Retype only the lines running from the line that contains "What HTML would" to the line that contains "e=document.createElementNS(NS,tag);for(const k in", inclusive, and leave the pictures behind.
--- Begin Task material ---
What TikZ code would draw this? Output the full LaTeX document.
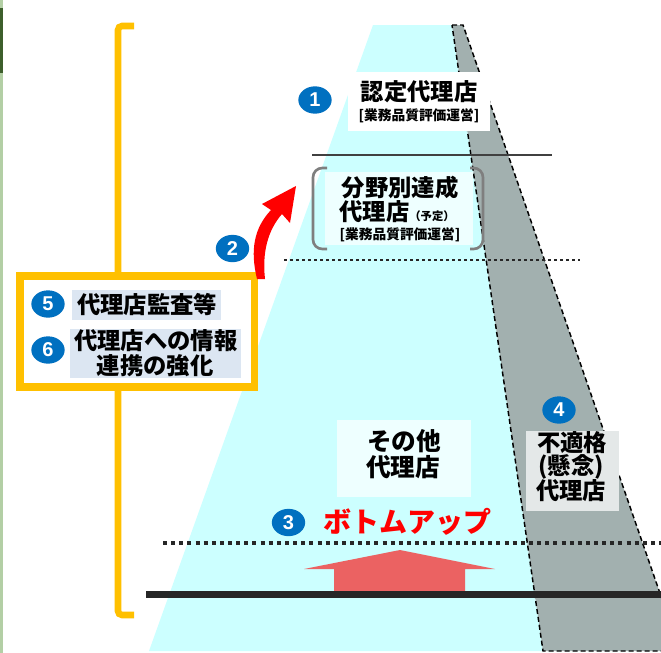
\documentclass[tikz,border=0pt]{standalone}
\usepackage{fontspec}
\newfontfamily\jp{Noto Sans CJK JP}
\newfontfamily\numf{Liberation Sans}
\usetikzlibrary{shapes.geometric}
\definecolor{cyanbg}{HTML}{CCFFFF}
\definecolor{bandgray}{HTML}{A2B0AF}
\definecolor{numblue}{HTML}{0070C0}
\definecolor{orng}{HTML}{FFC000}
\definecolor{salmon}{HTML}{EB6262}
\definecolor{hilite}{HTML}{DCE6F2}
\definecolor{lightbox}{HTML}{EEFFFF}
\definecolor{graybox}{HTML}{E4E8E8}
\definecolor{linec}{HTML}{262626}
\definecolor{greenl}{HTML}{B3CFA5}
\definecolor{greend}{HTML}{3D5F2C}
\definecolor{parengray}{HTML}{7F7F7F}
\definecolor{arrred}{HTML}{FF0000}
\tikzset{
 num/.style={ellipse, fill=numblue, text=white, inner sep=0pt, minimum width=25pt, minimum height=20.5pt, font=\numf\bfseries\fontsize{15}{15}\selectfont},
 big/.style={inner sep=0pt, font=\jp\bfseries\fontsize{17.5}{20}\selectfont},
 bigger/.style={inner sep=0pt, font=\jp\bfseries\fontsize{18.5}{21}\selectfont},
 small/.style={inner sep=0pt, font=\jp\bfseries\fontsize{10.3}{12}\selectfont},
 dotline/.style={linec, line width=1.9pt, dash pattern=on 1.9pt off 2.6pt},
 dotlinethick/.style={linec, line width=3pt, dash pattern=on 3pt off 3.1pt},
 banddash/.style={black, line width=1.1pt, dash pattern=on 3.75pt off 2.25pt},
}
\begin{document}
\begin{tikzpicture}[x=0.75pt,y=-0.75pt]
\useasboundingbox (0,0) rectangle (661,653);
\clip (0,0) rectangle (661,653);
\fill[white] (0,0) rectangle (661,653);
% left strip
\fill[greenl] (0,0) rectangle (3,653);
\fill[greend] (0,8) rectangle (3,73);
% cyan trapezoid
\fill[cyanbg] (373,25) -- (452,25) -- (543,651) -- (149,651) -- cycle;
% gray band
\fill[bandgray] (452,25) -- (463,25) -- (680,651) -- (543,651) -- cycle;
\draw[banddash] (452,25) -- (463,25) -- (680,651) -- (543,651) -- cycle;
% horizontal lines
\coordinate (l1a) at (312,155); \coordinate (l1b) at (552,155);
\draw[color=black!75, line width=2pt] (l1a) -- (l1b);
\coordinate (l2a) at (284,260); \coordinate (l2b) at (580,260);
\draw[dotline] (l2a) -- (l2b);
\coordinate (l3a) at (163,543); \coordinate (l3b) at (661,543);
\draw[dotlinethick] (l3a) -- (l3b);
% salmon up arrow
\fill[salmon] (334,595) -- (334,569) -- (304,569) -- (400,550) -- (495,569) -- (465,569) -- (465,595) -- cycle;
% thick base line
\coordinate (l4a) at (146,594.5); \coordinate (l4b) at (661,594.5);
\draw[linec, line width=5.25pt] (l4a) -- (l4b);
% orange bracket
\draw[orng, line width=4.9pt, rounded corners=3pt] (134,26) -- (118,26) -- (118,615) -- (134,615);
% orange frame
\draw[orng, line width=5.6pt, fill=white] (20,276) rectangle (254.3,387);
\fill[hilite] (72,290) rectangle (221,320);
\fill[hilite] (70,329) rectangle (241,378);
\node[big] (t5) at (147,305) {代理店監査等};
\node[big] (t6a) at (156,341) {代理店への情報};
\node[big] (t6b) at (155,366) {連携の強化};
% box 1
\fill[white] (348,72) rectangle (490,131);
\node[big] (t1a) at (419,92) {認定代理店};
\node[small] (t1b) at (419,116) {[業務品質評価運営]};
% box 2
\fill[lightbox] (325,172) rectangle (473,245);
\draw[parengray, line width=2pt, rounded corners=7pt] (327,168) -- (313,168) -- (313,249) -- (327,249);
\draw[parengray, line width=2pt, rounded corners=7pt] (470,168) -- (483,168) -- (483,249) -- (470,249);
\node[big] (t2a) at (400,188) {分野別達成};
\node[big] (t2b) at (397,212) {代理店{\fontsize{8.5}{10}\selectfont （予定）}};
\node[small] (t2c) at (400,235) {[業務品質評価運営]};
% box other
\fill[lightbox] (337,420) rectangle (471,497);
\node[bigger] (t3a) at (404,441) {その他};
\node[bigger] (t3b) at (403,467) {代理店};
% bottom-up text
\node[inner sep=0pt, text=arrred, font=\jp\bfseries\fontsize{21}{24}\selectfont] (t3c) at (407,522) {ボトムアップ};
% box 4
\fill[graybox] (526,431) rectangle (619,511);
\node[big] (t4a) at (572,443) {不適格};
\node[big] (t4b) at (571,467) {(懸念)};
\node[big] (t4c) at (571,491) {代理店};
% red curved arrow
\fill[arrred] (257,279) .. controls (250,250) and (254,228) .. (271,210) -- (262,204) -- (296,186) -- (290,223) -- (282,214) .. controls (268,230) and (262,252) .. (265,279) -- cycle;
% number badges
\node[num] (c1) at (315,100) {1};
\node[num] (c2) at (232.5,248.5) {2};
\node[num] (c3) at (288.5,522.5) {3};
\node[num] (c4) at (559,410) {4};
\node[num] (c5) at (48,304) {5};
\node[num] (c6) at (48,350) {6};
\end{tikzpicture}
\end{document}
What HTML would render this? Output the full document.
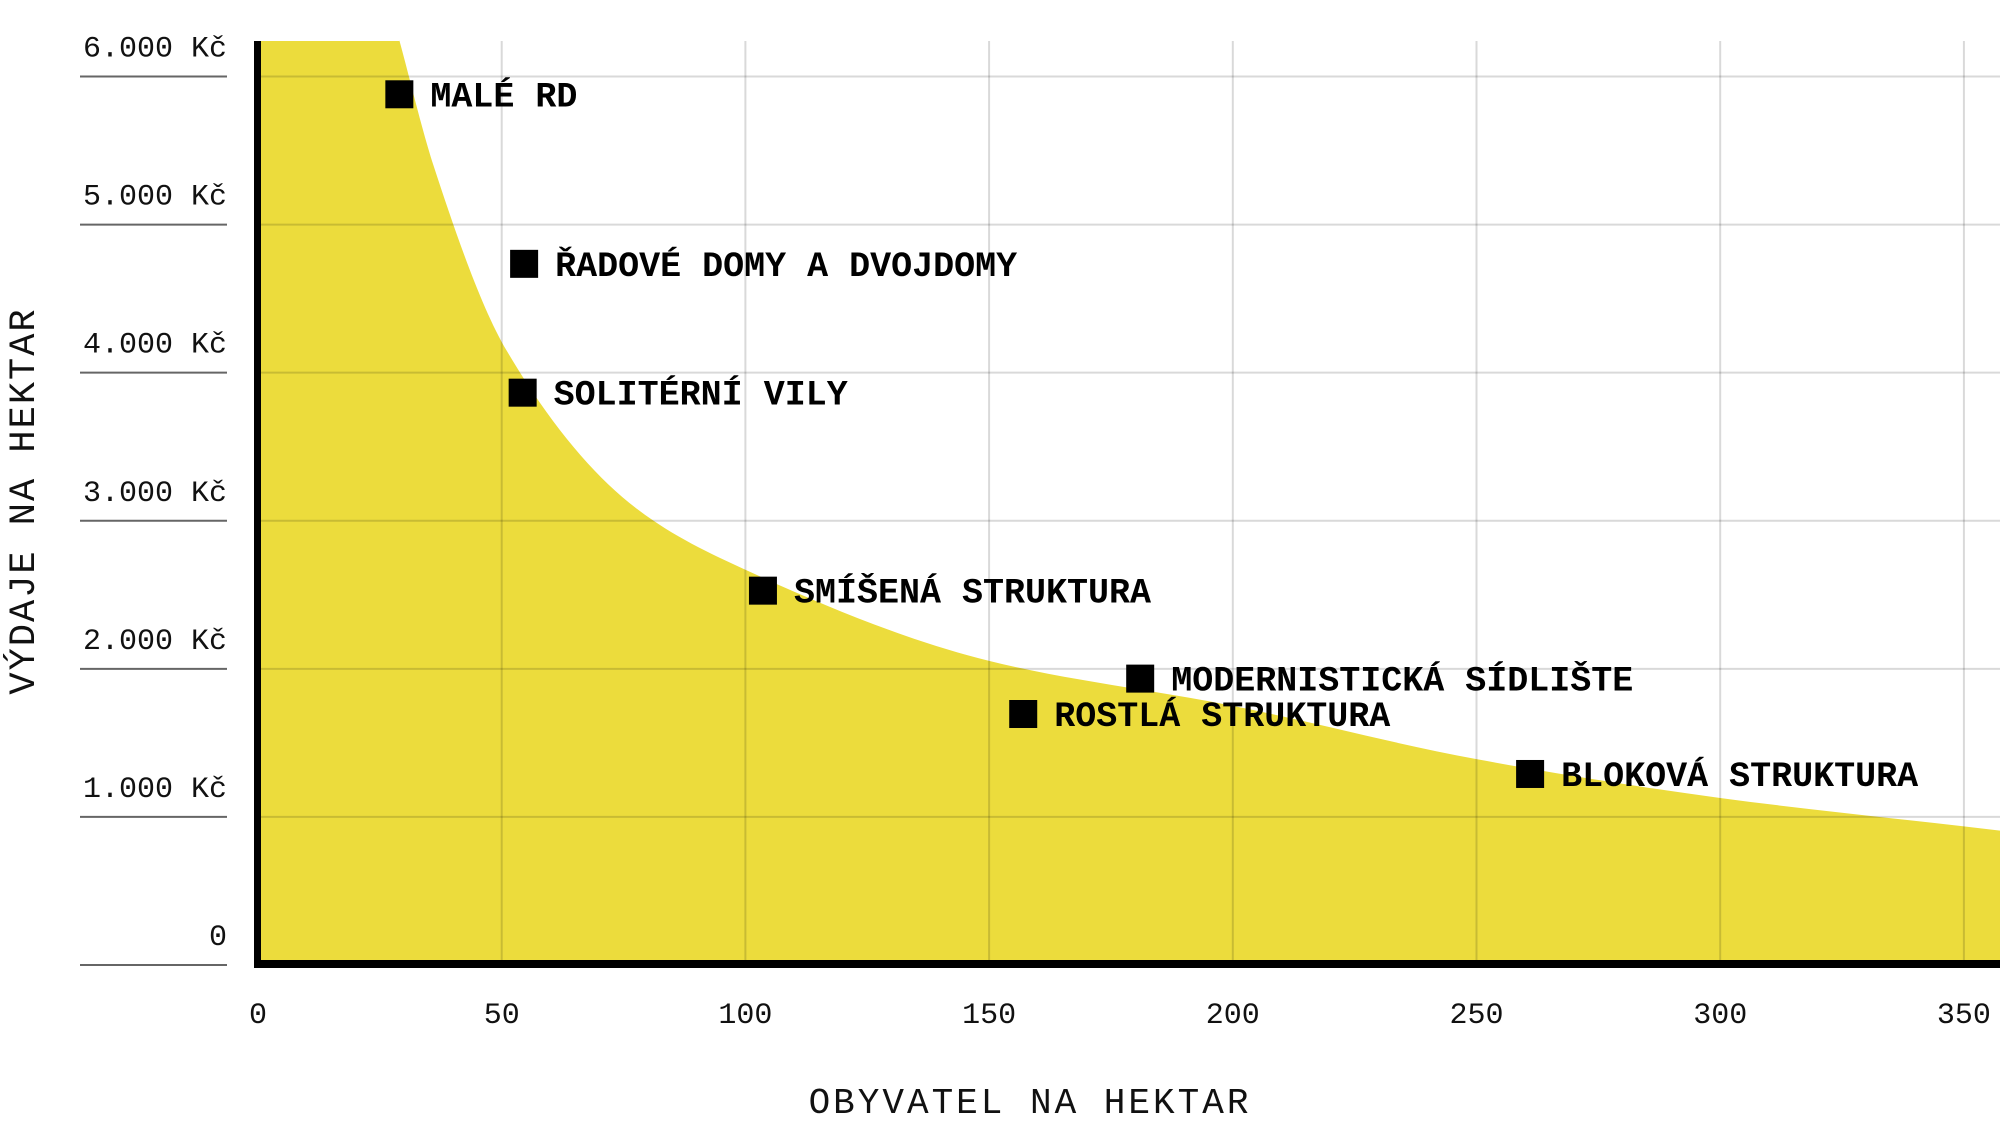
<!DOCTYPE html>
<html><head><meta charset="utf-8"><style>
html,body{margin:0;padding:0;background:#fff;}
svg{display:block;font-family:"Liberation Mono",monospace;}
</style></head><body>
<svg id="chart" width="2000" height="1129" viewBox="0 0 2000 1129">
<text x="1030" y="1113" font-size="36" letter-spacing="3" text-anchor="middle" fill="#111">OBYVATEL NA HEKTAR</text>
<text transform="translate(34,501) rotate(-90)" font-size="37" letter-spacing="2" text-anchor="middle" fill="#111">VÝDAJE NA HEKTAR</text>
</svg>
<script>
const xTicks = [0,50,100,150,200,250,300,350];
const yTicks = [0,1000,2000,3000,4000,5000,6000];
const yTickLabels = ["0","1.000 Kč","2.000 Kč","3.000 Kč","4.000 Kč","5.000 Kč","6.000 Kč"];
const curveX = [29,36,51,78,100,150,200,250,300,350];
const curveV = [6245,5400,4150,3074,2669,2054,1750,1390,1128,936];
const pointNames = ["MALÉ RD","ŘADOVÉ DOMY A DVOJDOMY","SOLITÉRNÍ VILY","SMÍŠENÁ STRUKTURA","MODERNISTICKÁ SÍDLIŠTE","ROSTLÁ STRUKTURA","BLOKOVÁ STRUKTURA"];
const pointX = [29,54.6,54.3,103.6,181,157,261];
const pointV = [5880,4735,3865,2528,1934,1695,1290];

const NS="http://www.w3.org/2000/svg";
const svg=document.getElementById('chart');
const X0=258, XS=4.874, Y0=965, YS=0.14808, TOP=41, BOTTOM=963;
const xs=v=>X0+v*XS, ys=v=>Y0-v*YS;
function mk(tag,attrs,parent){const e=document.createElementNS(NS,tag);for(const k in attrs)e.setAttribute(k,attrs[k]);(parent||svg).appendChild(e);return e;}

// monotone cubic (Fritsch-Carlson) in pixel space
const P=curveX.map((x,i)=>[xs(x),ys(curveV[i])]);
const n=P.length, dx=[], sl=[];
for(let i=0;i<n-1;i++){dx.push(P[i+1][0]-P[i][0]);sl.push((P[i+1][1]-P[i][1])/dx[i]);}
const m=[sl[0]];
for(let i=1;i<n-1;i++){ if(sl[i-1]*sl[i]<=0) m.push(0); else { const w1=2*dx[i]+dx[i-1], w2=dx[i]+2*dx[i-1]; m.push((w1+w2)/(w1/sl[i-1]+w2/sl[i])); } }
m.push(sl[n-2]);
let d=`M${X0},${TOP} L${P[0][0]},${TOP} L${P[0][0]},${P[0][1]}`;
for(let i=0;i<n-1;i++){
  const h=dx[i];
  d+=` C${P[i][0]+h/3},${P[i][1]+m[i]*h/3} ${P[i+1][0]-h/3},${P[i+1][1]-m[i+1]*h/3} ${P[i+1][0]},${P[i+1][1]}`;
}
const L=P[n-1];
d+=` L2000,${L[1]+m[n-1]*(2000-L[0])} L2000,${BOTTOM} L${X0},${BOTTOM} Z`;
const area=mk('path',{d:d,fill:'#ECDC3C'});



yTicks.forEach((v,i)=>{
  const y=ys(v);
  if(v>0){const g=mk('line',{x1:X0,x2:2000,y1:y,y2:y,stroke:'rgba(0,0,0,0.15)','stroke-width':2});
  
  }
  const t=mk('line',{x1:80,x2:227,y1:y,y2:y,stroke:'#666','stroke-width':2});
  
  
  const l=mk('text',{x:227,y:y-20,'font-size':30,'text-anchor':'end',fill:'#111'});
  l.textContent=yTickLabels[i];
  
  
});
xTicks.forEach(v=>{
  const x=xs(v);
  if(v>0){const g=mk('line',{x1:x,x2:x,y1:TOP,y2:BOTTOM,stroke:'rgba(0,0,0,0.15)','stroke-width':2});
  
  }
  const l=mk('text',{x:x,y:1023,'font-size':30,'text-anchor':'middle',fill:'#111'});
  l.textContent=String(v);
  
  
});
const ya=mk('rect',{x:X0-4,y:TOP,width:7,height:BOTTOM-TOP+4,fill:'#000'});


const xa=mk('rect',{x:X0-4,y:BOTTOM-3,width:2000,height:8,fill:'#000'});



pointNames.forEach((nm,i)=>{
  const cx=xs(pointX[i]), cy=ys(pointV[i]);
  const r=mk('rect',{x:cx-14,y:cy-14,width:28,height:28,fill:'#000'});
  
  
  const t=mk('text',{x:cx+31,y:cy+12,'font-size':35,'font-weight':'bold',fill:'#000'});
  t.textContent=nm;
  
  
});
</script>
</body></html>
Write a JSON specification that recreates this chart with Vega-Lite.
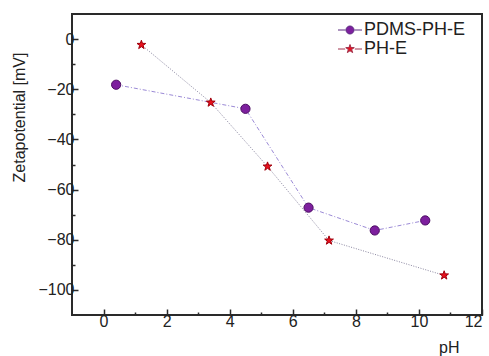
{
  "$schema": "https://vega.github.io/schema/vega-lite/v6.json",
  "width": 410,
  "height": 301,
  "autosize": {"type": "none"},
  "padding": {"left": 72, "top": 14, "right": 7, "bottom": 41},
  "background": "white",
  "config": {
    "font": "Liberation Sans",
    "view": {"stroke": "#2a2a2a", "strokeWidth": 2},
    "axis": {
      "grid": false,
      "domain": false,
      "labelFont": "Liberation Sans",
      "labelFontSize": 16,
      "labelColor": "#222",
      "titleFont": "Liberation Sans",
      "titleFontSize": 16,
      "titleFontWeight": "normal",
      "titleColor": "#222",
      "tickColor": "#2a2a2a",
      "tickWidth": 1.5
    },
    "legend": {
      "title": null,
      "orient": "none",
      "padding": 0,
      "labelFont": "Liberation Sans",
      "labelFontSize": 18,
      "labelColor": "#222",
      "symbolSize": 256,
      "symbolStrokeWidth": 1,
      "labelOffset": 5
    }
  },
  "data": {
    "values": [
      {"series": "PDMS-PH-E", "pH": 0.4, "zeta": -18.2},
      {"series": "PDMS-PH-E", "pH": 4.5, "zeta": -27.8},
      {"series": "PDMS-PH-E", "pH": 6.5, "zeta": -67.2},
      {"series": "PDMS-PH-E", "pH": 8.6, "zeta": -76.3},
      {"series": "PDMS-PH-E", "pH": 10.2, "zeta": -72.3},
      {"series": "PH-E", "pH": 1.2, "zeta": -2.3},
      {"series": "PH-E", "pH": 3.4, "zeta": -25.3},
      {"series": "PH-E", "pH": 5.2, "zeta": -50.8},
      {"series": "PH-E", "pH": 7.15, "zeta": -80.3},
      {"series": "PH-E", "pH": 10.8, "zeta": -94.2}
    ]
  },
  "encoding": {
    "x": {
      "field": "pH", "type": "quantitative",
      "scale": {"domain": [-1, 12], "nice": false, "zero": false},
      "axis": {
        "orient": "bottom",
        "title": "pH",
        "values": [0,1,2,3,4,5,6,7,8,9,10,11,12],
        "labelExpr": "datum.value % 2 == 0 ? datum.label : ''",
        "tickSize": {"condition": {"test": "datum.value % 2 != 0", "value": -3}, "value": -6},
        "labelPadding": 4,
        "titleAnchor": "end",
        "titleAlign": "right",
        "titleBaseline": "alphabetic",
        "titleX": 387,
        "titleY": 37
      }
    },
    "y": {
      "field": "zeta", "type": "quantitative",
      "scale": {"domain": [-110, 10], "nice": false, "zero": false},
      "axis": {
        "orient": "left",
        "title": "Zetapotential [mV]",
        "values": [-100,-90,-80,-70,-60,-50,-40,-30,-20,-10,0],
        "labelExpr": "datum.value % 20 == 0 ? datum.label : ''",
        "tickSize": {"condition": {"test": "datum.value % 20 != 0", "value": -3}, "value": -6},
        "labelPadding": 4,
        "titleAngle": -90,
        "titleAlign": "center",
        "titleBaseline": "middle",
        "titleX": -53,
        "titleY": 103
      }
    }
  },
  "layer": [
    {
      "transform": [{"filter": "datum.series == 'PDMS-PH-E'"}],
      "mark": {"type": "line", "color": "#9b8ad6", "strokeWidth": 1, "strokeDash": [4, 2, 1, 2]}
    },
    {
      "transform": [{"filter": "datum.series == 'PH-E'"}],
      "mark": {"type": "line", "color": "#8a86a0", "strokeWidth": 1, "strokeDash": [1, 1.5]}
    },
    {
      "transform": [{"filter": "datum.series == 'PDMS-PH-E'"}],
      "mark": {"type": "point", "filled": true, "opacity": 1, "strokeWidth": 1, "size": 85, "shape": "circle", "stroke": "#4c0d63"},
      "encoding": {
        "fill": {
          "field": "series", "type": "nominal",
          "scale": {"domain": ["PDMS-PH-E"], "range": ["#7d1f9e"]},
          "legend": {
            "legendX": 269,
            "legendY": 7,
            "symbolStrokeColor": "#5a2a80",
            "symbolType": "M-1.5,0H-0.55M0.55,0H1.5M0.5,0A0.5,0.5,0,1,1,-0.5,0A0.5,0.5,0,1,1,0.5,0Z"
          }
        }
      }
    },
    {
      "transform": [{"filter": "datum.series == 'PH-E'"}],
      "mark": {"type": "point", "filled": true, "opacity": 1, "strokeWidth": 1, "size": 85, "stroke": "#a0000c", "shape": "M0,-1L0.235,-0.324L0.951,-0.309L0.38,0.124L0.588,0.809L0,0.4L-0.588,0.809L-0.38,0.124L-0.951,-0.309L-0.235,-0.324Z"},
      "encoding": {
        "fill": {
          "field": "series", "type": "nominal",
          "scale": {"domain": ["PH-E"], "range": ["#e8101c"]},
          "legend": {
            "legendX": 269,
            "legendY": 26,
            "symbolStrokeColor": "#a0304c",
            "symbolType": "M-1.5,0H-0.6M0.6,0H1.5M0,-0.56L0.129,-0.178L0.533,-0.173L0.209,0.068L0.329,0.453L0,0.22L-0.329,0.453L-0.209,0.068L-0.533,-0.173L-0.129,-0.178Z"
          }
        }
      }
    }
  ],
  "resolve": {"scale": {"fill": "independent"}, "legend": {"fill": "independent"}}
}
--- End Task material ---
Right answer
What HTML would render this? Output the full document.
<!DOCTYPE html>
<html><head><meta charset="utf-8"><style>
html,body{margin:0;padding:0;background:#fff;}
svg{display:block;font-family:"Liberation Mono",monospace;}
</style></head><body>
<svg id="chart" width="2000" height="1129" viewBox="0 0 2000 1129">
<text x="1030" y="1113" font-size="36" letter-spacing="3" text-anchor="middle" fill="#111">OBYVATEL NA HEKTAR</text>
<text transform="translate(34,501) rotate(-90)" font-size="37" letter-spacing="2" text-anchor="middle" fill="#111">VÝDAJE NA HEKTAR</text>
</svg>
<script>
const xTicks = [0,50,100,150,200,250,300,350];
const yTicks = [0,1000,2000,3000,4000,5000,6000];
const yTickLabels = ["0","1.000 Kč","2.000 Kč","3.000 Kč","4.000 Kč","5.000 Kč","6.000 Kč"];
const curveX = [29,36,51,78,100,150,200,250,300,350];
const curveV = [6245,5400,4150,3074,2669,2054,1750,1390,1128,936];
const pointNames = ["MALÉ RD","ŘADOVÉ DOMY A DVOJDOMY","SOLITÉRNÍ VILY","SMÍŠENÁ STRUKTURA","MODERNISTICKÁ SÍDLIŠTE","ROSTLÁ STRUKTURA","BLOKOVÁ STRUKTURA"];
const pointX = [29,54.6,54.3,103.6,181,157,261];
const pointV = [5880,4735,3865,2528,1934,1695,1290];

const NS="http://www.w3.org/2000/svg";
const svg=document.getElementById('chart');
const X0=258, XS=4.874, Y0=965, YS=0.14808, TOP=41, BOTTOM=963;
const xs=v=>X0+v*XS, ys=v=>Y0-v*YS;
function mk(tag,attrs,parent){const e=document.createElementNS(NS,tag);for(const k in attrs)e.setAttribute(k,attrs[k]);(parent||svg).appendChild(e);return e;}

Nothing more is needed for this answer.